◆ **What is required**: Extract the lines of the material below, beginning with the first and ending with the line that holds "const yearLabels = ['1979','1980'];". Skip every picture.

▽

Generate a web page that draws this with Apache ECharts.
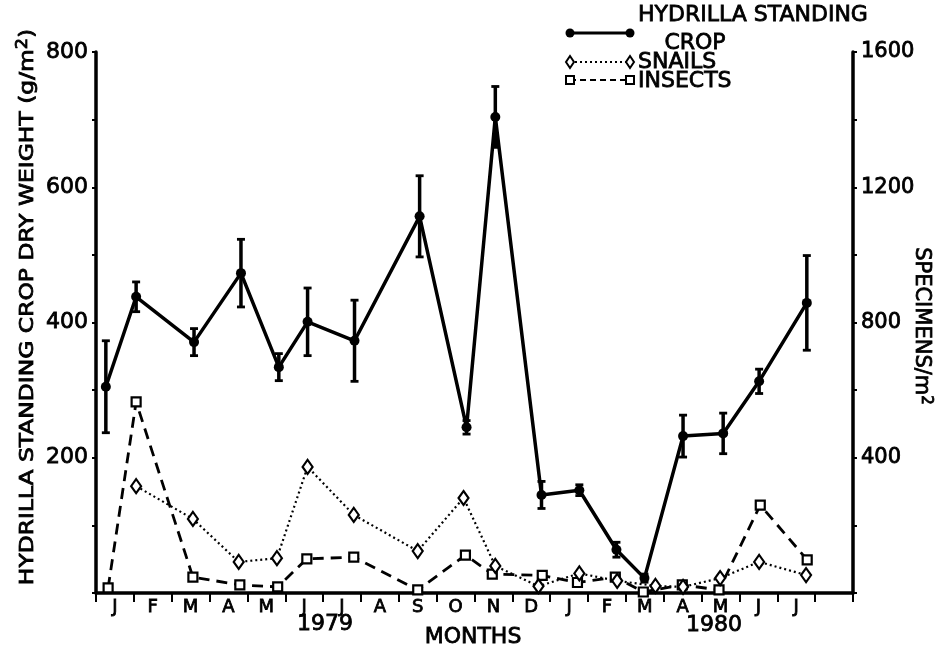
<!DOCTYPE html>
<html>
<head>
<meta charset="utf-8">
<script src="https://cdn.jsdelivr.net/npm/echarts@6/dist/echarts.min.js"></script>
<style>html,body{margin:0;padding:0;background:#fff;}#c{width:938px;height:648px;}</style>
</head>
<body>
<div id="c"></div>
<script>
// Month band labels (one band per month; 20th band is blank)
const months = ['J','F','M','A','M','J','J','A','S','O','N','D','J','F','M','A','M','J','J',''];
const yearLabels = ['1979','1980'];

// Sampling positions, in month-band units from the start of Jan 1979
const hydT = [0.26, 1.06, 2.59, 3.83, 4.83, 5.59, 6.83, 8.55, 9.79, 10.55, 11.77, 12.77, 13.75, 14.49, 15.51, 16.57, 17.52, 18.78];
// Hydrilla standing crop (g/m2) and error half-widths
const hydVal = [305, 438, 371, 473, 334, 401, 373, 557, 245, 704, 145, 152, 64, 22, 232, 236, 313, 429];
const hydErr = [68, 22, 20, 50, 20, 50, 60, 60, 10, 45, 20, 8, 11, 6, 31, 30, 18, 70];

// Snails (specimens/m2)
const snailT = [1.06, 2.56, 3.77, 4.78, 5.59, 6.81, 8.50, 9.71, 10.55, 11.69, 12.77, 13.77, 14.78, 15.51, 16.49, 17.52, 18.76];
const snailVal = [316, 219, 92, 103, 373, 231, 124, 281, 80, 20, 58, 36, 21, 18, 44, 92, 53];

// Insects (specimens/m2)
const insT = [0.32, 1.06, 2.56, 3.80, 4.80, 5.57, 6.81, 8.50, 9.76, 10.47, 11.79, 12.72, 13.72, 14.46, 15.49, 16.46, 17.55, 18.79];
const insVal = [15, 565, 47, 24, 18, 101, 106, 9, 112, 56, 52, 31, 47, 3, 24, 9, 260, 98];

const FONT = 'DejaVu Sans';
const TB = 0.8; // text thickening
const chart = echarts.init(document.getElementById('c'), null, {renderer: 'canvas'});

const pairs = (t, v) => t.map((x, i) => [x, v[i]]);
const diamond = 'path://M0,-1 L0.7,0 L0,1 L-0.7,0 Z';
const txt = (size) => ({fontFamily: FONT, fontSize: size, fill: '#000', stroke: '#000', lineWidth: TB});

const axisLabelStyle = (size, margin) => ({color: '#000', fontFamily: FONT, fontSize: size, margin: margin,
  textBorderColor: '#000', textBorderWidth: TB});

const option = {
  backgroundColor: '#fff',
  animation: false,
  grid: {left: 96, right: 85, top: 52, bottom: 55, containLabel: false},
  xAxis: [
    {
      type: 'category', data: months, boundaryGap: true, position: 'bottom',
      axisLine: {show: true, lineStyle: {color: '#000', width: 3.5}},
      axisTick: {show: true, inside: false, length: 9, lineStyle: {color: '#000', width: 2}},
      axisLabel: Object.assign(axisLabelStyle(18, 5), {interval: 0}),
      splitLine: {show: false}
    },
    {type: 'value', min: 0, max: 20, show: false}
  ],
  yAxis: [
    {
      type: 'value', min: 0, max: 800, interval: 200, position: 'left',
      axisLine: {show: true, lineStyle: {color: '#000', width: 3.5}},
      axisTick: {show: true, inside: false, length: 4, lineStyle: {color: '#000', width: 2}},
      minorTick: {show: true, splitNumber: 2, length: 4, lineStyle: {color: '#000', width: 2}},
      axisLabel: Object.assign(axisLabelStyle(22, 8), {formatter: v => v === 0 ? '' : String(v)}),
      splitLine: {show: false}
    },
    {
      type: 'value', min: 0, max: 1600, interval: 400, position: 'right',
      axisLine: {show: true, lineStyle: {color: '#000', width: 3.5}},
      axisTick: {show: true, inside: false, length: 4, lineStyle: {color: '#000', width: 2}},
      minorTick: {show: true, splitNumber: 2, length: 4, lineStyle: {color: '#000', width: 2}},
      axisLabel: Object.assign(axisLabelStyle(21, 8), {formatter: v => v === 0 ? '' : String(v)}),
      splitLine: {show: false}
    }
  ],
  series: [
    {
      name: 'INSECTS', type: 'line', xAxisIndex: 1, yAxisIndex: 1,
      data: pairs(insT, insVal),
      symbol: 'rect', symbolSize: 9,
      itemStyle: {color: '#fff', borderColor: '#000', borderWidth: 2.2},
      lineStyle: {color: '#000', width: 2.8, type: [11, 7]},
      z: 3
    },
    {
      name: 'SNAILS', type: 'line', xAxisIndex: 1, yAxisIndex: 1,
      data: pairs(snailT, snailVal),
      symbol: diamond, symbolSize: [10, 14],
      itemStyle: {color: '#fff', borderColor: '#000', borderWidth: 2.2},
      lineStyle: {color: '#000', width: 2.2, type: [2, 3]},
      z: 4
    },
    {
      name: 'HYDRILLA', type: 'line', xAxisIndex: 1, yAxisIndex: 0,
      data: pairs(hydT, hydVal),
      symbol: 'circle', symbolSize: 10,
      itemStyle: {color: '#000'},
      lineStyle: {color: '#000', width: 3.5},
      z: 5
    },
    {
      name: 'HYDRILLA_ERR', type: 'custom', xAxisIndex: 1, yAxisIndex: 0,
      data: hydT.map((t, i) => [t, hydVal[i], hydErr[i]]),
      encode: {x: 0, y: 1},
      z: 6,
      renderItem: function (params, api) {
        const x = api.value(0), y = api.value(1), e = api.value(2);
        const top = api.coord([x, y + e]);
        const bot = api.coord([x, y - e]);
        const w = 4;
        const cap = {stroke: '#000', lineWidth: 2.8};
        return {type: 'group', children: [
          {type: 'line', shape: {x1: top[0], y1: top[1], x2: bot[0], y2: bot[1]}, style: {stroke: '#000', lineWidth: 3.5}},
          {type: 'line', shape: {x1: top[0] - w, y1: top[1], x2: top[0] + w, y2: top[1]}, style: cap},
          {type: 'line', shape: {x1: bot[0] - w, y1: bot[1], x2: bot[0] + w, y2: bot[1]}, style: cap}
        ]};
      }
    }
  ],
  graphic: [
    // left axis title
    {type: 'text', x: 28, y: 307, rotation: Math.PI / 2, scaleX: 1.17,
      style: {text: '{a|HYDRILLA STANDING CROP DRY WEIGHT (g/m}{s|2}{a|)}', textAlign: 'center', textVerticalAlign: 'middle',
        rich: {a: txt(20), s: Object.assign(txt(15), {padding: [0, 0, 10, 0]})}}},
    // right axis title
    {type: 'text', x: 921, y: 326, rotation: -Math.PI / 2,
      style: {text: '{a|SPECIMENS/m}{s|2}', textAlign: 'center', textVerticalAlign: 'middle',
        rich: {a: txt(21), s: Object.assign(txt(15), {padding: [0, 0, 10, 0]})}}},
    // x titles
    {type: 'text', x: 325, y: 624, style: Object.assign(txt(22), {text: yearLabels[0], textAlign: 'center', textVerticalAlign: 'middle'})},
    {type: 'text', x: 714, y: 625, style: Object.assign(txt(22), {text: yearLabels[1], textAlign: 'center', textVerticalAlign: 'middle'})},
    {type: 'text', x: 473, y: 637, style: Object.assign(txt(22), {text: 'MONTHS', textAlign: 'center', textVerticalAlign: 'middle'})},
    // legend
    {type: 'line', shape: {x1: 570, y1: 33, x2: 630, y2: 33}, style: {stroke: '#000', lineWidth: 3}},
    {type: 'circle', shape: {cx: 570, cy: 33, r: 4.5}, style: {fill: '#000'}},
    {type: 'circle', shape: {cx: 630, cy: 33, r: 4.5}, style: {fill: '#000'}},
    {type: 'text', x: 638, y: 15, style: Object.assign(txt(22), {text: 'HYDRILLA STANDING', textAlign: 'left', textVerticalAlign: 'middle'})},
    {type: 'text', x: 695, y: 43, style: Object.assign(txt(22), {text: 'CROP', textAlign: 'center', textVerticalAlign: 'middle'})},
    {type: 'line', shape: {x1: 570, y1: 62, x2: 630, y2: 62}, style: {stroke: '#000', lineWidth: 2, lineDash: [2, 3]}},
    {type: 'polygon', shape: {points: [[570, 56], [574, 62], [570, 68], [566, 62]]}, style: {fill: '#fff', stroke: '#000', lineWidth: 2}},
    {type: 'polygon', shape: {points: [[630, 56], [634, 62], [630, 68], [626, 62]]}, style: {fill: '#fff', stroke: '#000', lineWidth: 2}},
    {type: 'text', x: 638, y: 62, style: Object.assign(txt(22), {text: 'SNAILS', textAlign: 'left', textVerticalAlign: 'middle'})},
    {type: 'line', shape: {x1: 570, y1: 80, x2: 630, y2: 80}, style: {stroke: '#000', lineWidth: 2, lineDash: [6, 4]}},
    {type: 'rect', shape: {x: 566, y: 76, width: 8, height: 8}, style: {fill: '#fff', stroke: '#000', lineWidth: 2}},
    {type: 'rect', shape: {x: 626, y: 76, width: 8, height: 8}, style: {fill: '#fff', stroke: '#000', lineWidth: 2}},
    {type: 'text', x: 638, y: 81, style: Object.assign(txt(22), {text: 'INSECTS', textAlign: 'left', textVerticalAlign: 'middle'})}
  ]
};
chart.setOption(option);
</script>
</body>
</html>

△

◆ **Exercise response**:
Generate a web page that draws this with Apache ECharts.
<!DOCTYPE html>
<html>
<head>
<meta charset="utf-8">
<script src="https://cdn.jsdelivr.net/npm/echarts@6/dist/echarts.min.js"></script>
<style>html,body{margin:0;padding:0;background:#fff;}#c{width:938px;height:648px;}</style>
</head>
<body>
<div id="c"></div>
<script>
// Month band labels (one band per month; 20th band is blank)
const months = ['J','F','M','A','M','J','J','A','S','O','N','D','J','F','M','A','M','J','J',''];
const yearLabels = ['1979','1980'];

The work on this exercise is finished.